Il est vrai : l’Allemagne n’a pas suffisamment expliqué ses choix politiques. Les motivations de l’Allemagne n’étaient pas seulement humanitaires et démographiques. Berlin a voulu éviter que les succès de l’intégration dans les domaines de la justice et des affaires intérieures s’effritent. La Chancelière Angela Merkel souhaitait empêcher que l’on érige à nouveau des frontières au sein de l’UE, ou des murs à ses frontières, bloquant de fait de nombreux réfugiés dans des pays sujets à l’instabilité politique, comme les Balkans de la côte occidentale ou la Grèce.
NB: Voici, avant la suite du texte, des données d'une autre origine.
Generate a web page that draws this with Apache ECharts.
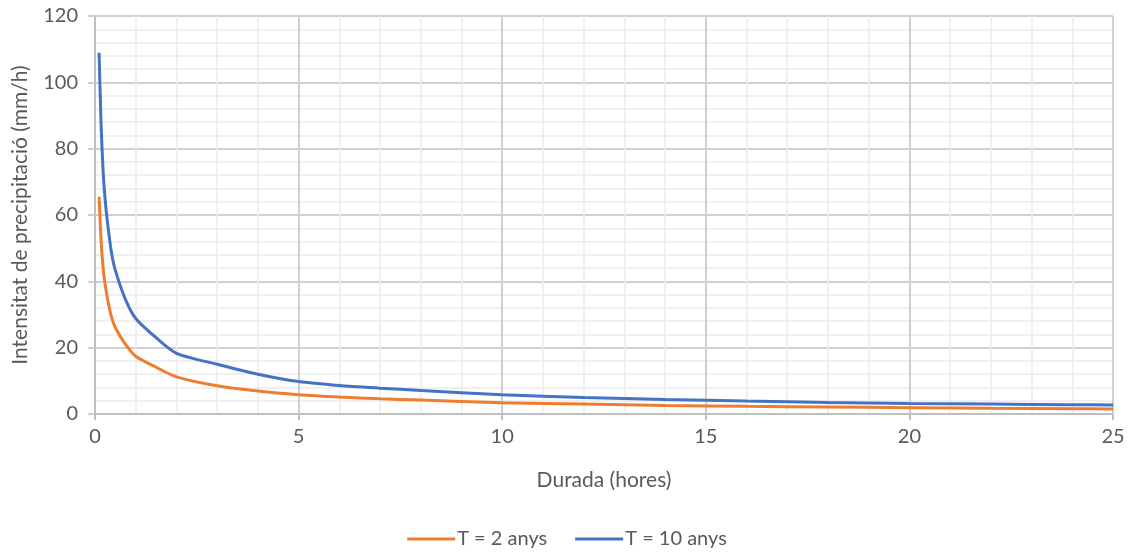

En Allemagne même, le gouvernement tenait à maintenir le cap d’une politique migratoire ouverte, ignorant toutes les revendications en faveur d’un « plafond » du nombre de réfugiés que l’Allemagne devrait accueillir. Il décida, au contraire, d’augmenter considérablement les investissements publics afin de soutenir les migrants.
Réduire les flux migratoires
L’opinion publique allemande est aujourd’hui divisée, certains estimant que le gouvernement est allé trop loin. Mais, dans le même temps, l’Allemagne a été témoin d’un engagement impressionnant de la société civile. De nombreux citoyens choisissent de devenir volontaires pour gérer l’accueil et l’encadrement des réfugiés, suppléant des services publics submergés. La majorité des Allemands pensent que le droit d’asile ne devrait pas être compromis. Mais des voix s’élèvent contre cette approche, comme celles du mouvement anti-musulman Pegida et du parti de droite populiste anti-immigration, l’Alternative pour l’Allemagne (AfD) – ce dernier, à l’idéologie anti-européenne détient maintenant des sièges dans huit Parlements régionaux et parviendra probablement à siéger au Bundestag en 2017.
Dans ce contexte, il était crucial que le gouvernement allemand trouve un moyen de réduire rapidement les flux migratoires et l’accord avec la Turquie, que Merkel a négocié unilatérale- ment pour l’UE, représente une solution à court terme. À moyen terme, le défi auquel doit répondre le gouvernement allemand est plus large. Il doit premièrement s’assurer que le consensus en Allemagne reste pro-européen et respecte les valeurs libérales. En second lieu, il doit rester fort et légitime afin de construire un consensus transeuropéen renforçant l’UE, le marché unique, ses quatre libertés et enfin sa structure institutionnelle. Cela aiderait l’Europe à se préparer aux défis qui l’attendent, et à éloigner le spectre de la désintégration de l’UE. La liste des risques qui pèsent sur l’Europe est longue : un retour de la crise grecque, le vote du Royaume-Uni en faveur du Brexit, les attaques terroristes sur les territoires européens et, à plus long terme, une crise migratoire beaucoup plus importante que prévue si l’Afrique subsaharienne est touchée par une vague de migration vers le Nord et que le Maghreb s’effondre. Dans ce contexte, un leadership fort est essentiel. L’Allemagne ne sera efficace qu’en coopérant avec des partenaires forts.